Roasted Salsa Verde
I decided to pick the green tomatoes before the birds could get to them, pull out the tomato plants, and plant lettuce, red cabbage and collards. If I couldn't have red, ripe tomatoes, I'd have tangy green ones. I figured they'd make a great salsa with some of the jalapeños that have been growing like crazy this summer.
Since I have so many jalapeños, I used four of them in this salsa. But let me tell you, it was hot! And that's coming from a card-carrying, Tabasco-swilling, heat addict. I grew an especially spicy variety of jalapeños this year, so this salsa was strong. Please bear in mind your own comfort level if you make this, and spice accordingly. It should be spicy, but not so spicy that you can't taste the carmelized flavor of the roasted vegetables.
Roasted Salsa Verde
5 small tomatillos, paper removed (or substitute small green tomatoes)

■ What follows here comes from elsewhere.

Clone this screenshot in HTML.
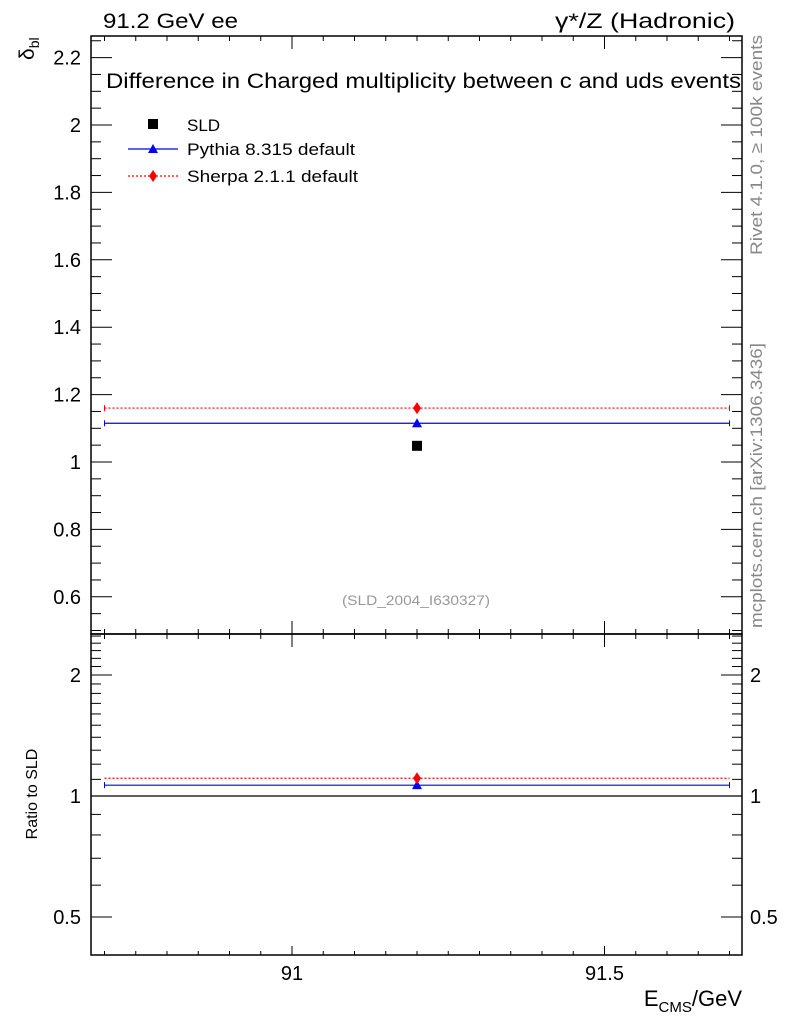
<!DOCTYPE html>
<html><head><meta charset="utf-8"><style>
body{margin:0;background:#fff;}
svg{display:block;font-family:"Liberation Sans",sans-serif;}
</style></head><body>
<svg id="c" width="786" height="1024" viewBox="0 0 786 1024"></svg>
<script>
const categories=[91.2];
const binLo=[90.7], binHi=[91.7];
const sldValues=[1.048];
const pythiaValues=[1.115];
const sherpaValues=[1.16];
const mainTicks=[0.6,0.8,1,1.2,1.4,1.6,1.8,2,2.2];
const mainTickLabels=["0.6","0.8","1","1.2","1.4","1.6","1.8","2","2.2"];
const ratioTicks=[0.5,1,2];
const ratioTickLabels=["0.5","1","2"];
const xTicks=[91,91.5];
const xTickLabels=["91","91.5"];

const NS="http://www.w3.org/2000/svg", svg=document.getElementById('c');
const L=91,R=742,T=36,M=634,B=955;
const X=v=>292+(v-91)*625;
const Y=v=>462-(v-1)*337;
const YR=v=>796-121*Math.log2(v);
function el(t,a,txt){const e=document.createElementNS(NS,t);for(const k in a)e.setAttribute(k,a[k]);if(txt!=null)e.textContent=txt;svg.appendChild(e);return e;}
function ln(x1,y1,x2,y2,s,w,d){return el('line',{x1,y1,x2,y2,stroke:s||'#000','stroke-width':w||1,'stroke-dasharray':d||'none'});}

let f=el('rect',{x:L,y:T,width:R-L,height:M-T,fill:'none',stroke:'#000','stroke-width':1.5});

f=el('rect',{x:L,y:M,width:R-L,height:B-M,fill:'none',stroke:'#000','stroke-width':1.5});


for(let v=0.5;v<=2.3;v+=0.05){const y=Y(v);if(y<T+1||y>M-1)continue;const major=Math.abs(v*5-Math.round(v*5))<1e-6;const len=major?21:10;ln(L,y,L+len,y);ln(R,y,R-len,y);}
mainTicks.forEach((v,i)=>{const t=el('text',{x:L-10,y:Y(v)+7,'text-anchor':'end','font-size':20},mainTickLabels[i]);});
for(let k=4;k<=25;k++){const v=k/10;const y=YR(v);if(y<M+1||y>B-1)continue;const major=ratioTicks.some(r=>Math.abs(r-v)<1e-6);const len=major?21:10;ln(L,y,L+len,y);ln(R,y,R-len,y);}
ratioTicks.forEach((v,i)=>{let t=el('text',{x:L-10,y:YR(v)+7,'text-anchor':'end','font-size':20},ratioTickLabels[i]);
t=el('text',{x:R+8,y:YR(v)+7,'text-anchor':'start','font-size':20},ratioTickLabels[i]);});
for(let k=0;k<=25;k++){const v=90.7+k*0.05;const x=X(v);if(x<L+1||x>R-1)continue;const major=Math.abs(v*2-Math.round(v*2))<1e-6;
 const len=major?13:5;ln(x,T,x,T+len);ln(x,M,x,M-len);ln(x,M,x,M+len);ln(x,B,x,B-(major?9:4));}
xTicks.forEach((v,i)=>{const t=el('text',{x:X(v),y:980,'text-anchor':'middle','font-size':20},xTickLabels[i]);});

categories.forEach((c,i)=>{
 let s=ln(X(binLo[i]),Y(sherpaValues[i]),X(binHi[i]),Y(sherpaValues[i]),'#f00',1.2,'2,2');
 ln(X(binLo[i]),Y(sherpaValues[i])-3,X(binLo[i]),Y(sherpaValues[i])+3,'#f00');ln(X(binHi[i]),Y(sherpaValues[i])-3,X(binHi[i]),Y(sherpaValues[i])+3,'#f00');
 let p=ln(X(binLo[i]),Y(pythiaValues[i]),X(binHi[i]),Y(pythiaValues[i]),'#00f',1.2);
 ln(X(binLo[i]),Y(pythiaValues[i])-3,X(binLo[i]),Y(pythiaValues[i])+3,'#00f');ln(X(binHi[i]),Y(pythiaValues[i])-3,X(binHi[i]),Y(pythiaValues[i])+3,'#00f');
 const x=X(c);
 let m=el('rect',{x:x-5,y:Y(sldValues[i])-5,width:10,height:10,fill:'#000'});
 let y=Y(pythiaValues[i]);m=el('polygon',{points:`${x},${y-5} ${x-5},${y+4} ${x+5},${y+4}`,fill:'#00f'});
 y=Y(sherpaValues[i]);m=el('polygon',{points:`${x},${y-6} ${x-4},${y} ${x},${y+6} ${x+4},${y}`,fill:'#f00'});
 const rs=sherpaValues[i]/sldValues[i], rp=pythiaValues[i]/sldValues[i];
 ln(L,YR(1),R,YR(1),'#000',1.2);
 s=ln(X(binLo[i]),YR(rs),X(binHi[i]),YR(rs),'#f00',1.2,'2,2');
 p=ln(X(binLo[i]),YR(rp),X(binHi[i]),YR(rp),'#00f',1.2);
 ln(X(binLo[i]),YR(rp)-3,X(binLo[i]),YR(rp)+3,'#00f');ln(X(binHi[i]),YR(rp)-3,X(binHi[i]),YR(rp)+3,'#00f');
 y=YR(rp);m=el('polygon',{points:`${x},${y-5} ${x-5},${y+4} ${x+5},${y+4}`,fill:'#00f'});
 y=YR(rs);m=el('polygon',{points:`${x},${y-6} ${x-4},${y} ${x},${y+6} ${x+4},${y}`,fill:'#f00'});
});

let g;
g=el('rect',{x:148,y:119,width:10,height:10,fill:'#000'});
g=el('text',{x:187,y:131,'font-size':17},'SLD');
ln(128,149,178,149,'#00f',1.2);el('polygon',{points:'153,144 148,153 158,153',fill:'#00f'});
g=el('text',{x:187,y:155,'font-size':17,textLength:168,lengthAdjust:'spacingAndGlyphs'},'Pythia 8.315 default');
ln(128,176,178,176,'#f00',1.2,'2,2');el('polygon',{points:'153,170 149,176 153,182 157,176',fill:'#f00'});
g=el('text',{x:187,y:182,'font-size':17,textLength:171,lengthAdjust:'spacingAndGlyphs'},'Sherpa 2.1.1 default');

g=el('text',{x:103,y:28,'font-size':21,textLength:135,lengthAdjust:'spacingAndGlyphs'},'91.2 GeV ee');
g=el('text',{x:555,y:28,'font-size':21,textLength:180,lengthAdjust:'spacingAndGlyphs'},'γ*/Z (Hadronic)');
g=el('text',{x:106,y:88,'font-size':21,textLength:635,lengthAdjust:'spacingAndGlyphs'},'Difference in Charged multiplicity between c and uds events');
g=el('text',{x:416,y:605,'font-size':14,fill:'#999','text-anchor':'middle',textLength:148,lengthAdjust:'spacingAndGlyphs'},'(SLD_2004_I630327)');
g=el('text',{x:0,y:0,'font-size':21,transform:'translate(34,60) rotate(-90)'},'');g.innerHTML='δ<tspan font-size="14" dy="5">bl</tspan>';
g=el('text',{x:0,y:0,'font-size':16,'text-anchor':'middle',transform:'translate(37,794) rotate(-90)'},'Ratio to SLD');
g=el('text',{x:742,y:1006,'font-size':22,'text-anchor':'end'},'');g.innerHTML='E<tspan font-size="15" dy="6">CMS</tspan><tspan dy="-6">/GeV</tspan>';
g=el('text',{x:0,y:0,'font-size':17,fill:'#888','text-anchor':'end',transform:'translate(762,35) rotate(-90)',textLength:220,lengthAdjust:'spacingAndGlyphs'},'Rivet 4.1.0, ≥ 100k events');
g=el('text',{x:0,y:0,'font-size':17,fill:'#888','text-anchor':'end',transform:'translate(762,343) rotate(-90)',textLength:285,lengthAdjust:'spacingAndGlyphs'},'mcplots.cern.ch [arXiv:1306.3436]');
</script>
</body></html>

4 medium green tomatoes (about 1 1/4 pounds), halved lengthwise
3 cloves elephant garlic, peeled
4 cloves garlic, peeled
1-3 jalapeño peppers (depending on heat level)
1 small onion, peeled and halved
salt to taste
1 1/2 tsp. fresh lime juice
Preheat the oven to 400 F. Spray a baking sheet with canola oil. Place the vegetables on the baking sheet, cut sides of the tomatoes and onions up. Roast for 20 minutes. Remove the garlic and any vegetables that are brown, and turn the oven on broil. Broil until the vegetables become browned on top but do not burn. Watch closely and remove individual vegetables before they burn.
When all are browned, put them into a food processor and pulse to chop. Add the salt and lime juice and process until well blended. Serve with tortilla chips or on top of enchiladas or burritos.
This recipe makes more salsa than most people can use, so unless you're planning a party, you might want to halve the recipe. Enjoy!
Tags: vegan recipes vegetarian cooking food fat-free Eat to Live
Labels: eat to live, gluten-free


















9 Comments:
I'm a spicy food lover too. For a while it got bad. there was no food too hot for me and boy did my stomach pay for that a few times. Now I've decided no spicy food for a month or so. To give the tummy and the tastebuds a chance to rest up! haha.
teddy
How southwestern of you. I like this recipe, thanks!
I may like your display more though... is that a matching saucer under there? Or a place mat or plate? It is super-cool though.
How I love synchronicity. As I was working on my new post this morning I discovered your salsa recipe [because, well, you'll see why].
spicy kisses, karina
beautiful presentation, Susan!
Thank you so much for posting this recipe! I have more green tomatoes than I know what to do with and I had tried a different green tomato salsa recipe I found, but didn't like it. This one sounds great.
Teddy, that sounds like a wise decision. I try never to eat anything so spicy that it makes my stomach hurt!
Leslie, it's actually a platter done by a local potter with a regular old ramekin on top. The ramekin is dark blue with a white interior, and in real life they don't go together, but since I was shooting from above, I figured it would work. I'm glad to hear you liked it.
Karina--I can't believe the coincidence! And would you believe I made the salsa to use on something very like your sweet potato enchiladas?
Thanks, Catherine!
Jennifer, I really hope you like this salsa. :-)
Believe it or not, if you leave the green tomatoes on the counter, in a paper bag or in a bowl, they will ripen. They won't be fresh from the garden fabulous but they will be far superior to the hot house tomatoes that appear at the grocer from here until next crop.
Lol! I made salsa last night too! We should have had a blogger fiesta! My salsa wasn't with cool green tomatoes though! I love this recipe. I have been seeing tomatillos and wanted to use them...now I know how to! Looks great!!!